Kemudian, selanjutnya adil. Said yakin, Ma’ruf punya semangat, dalam menegakkan hukum yang berlandaskan keadilan. “Saya yakin, Kiai Ma’ruf Amin mempunyai semangat, mempunyai ruh menegakkan keadilan, tegaknya hukum,” kata Said.
Selama Ma’ruf terjun di dunia politik, seperti menjadi anggota DPRD, DPR RI, dan Dewan Pengarah Badan Pembinaan Ideologi Pancasila (BPIP), Ma’ruf bersih dari persoalan hukum. Apalagi, tak pernah meninggalkan jejak kasus apa pun termasuk kasus korupsi. “Kita yakin Kiai Ma’ruf Amin seorang ulama yang bersih dari masalah-masalah yang saat ini menyangkut beberapa tokoh politik,” jelasnya lagi.

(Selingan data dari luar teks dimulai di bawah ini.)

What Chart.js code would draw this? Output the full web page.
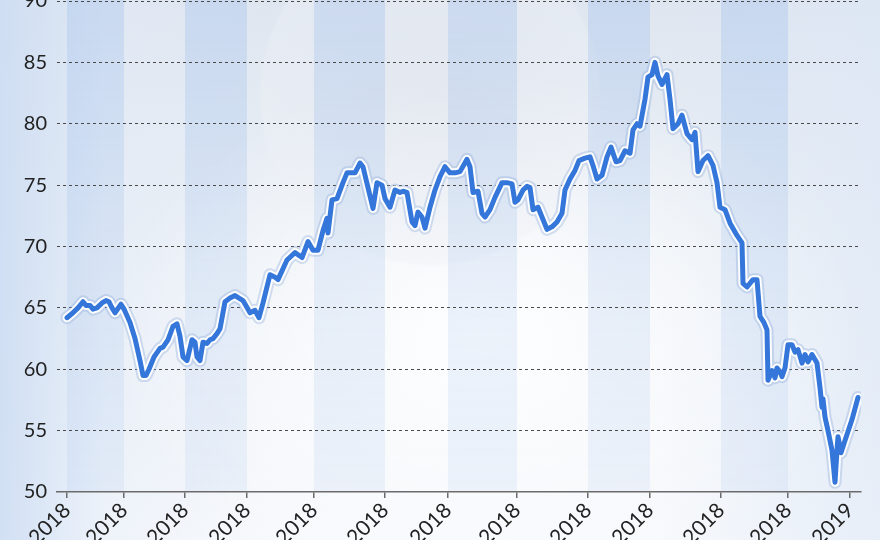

Terakhir, soal keberanian Ma’ruf yang menghadapi berbagai ancaman dari luar saat Gus Dur menjadi Ketua Umum PBNU. Ma’ruf menjadi sosok yang berani menghadapi berbagai ancaman, tanpa sedikit pun rasa takut.
Said, yang juga akrab disapa Kiai ini juga berpesan pada semua pihak agar tak mempersoalkan usia Ma’ruf yang sudah menginjak usia 75 tahun. Sebab, usia tak bisa menjadi ukuran seseorang untuk menjadi pemimpin.
“Mahathir Muhammad lebih tua (92 tahun). Di kalangan pesantren, Kiai Maimoen Zubair lebih sepuh, tetapi mereka masih tegas. Usia tidak menjadi ukuran,” pungkasnya.